Ich lebe ja hier, und vor allem werden meine Kinder hier groß. Natürlich beschäftigt mich die politische Situation. Damit ich länger hierbleibe, habe ich ein Hobby gefunden, das ist Tennis, und mein Club heißt „Schwarz-Blau“. Das ist ein historisch wichtiger Verein mit einer guten Gesinnung, ich habe dort fantastische Menschen kennengelernt. Aber ich kriege jedes Mal, wenn ich hinfahre und diese schwarz-blaue Fahne sehe, einen Schreck. Ja, ich finde es doch irgendwie verheerend, traurig und nicht richtig, dass die Schwarzen eine Koalition mit den Blauen eingegangen sind.
Es hätte in NÖ wie in Salzburg eine andere Lösung geben müssen?
Ja, auch wenn damit 25 Prozent der Wähler unrecht getan wird. Wir müssen sie mit einer vernünftigen Politik überzeugen, wieder eine andere Partei zu wählen. Denn so ein Mann wie Kickl macht mir richtig Angst. Wenn ich ihn sehe, kriege ich eine Art körperlichen Schauer. Ich mache mir Sorgen um meine Freunde mit Migrationshintergrund, ich finde gefährlich, was die Politiker dieser Partei sagen, welches Vokabular sie verwenden, darunter das Wort „Volkskanzler“. Und dieses Schimpfen auf die Elite! Da denke ich immer gleich an den Nationalsozialismus. Meine Urgroßeltern waren Ärzte, sie gehörten zur Elite von Berlin. Sie haben sich umgebracht, bevor sie deportiert wurden. Ich finde es wirklich furchtbar, wenn mit solchen Begriffen gearbeitet wird.
Und trotzdem spielen Sie auf dem Domplatz den Jedermann …
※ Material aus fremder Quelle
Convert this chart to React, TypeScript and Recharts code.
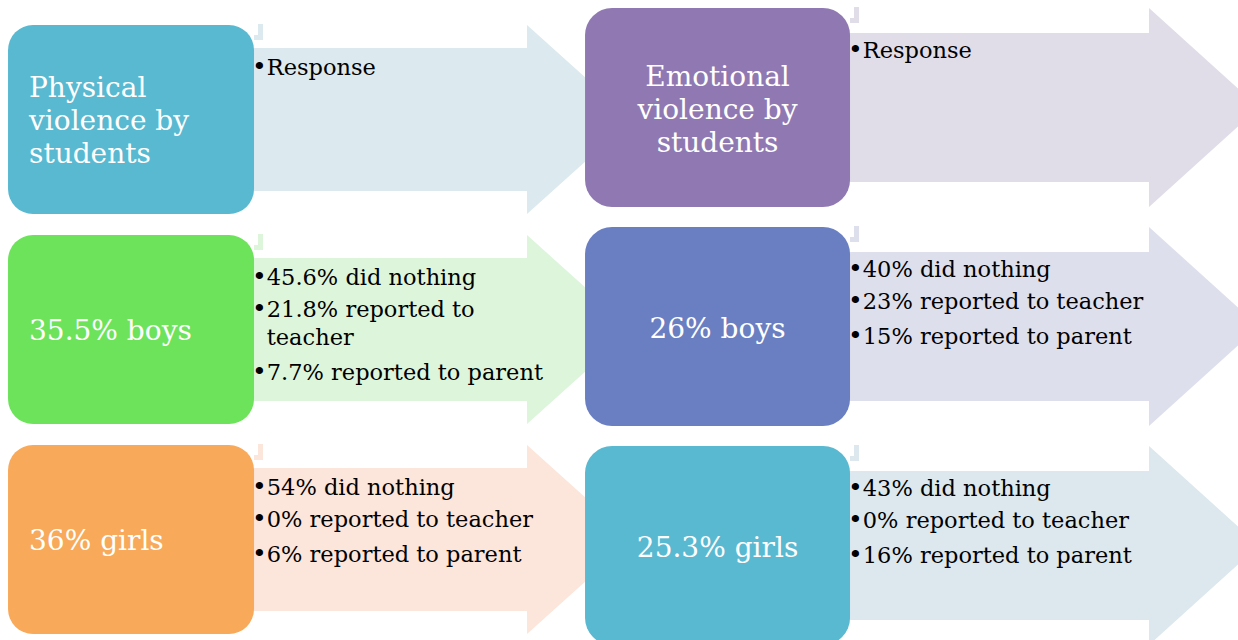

Aber das heißt ja nicht, dass ich meinen Beruf nicht mehr ausüben darf. Das muss man, finde ich, trennen. Mich hat es nie interessiert, im Theater Tagespolitik zu kommentieren, das ist für mich eher ein philosophischer Raum, wo man zum Denken angeregt wird. Deswegen haben wir vollkommen die Berechtigung, diese Festspiele in Salzburg auch jetzt stattfinden zu lassen. Ich kann sofort unterschreiben, wozu Cornelius Obonya, einer der wenigen intelligenten und integren Schauspieler, aufgerufen hat (bei der Eröffnungsrede des Landeshauptmanns aus Protest den Saal zu verlassen, Anm.), aber ich glaube auch, dass Intendant Markus Hinterhäuser recht hat: Wir müssen das Publikum durch unsere Kunst und durch unser Programm zum Denken anregen. Und wir dürfen uns nicht reinquatschen lassen! Dass sich dieser große Pianist und auch kluge Mann von denen reinquatschen lässt: Das kann ich mir nicht vorstellen.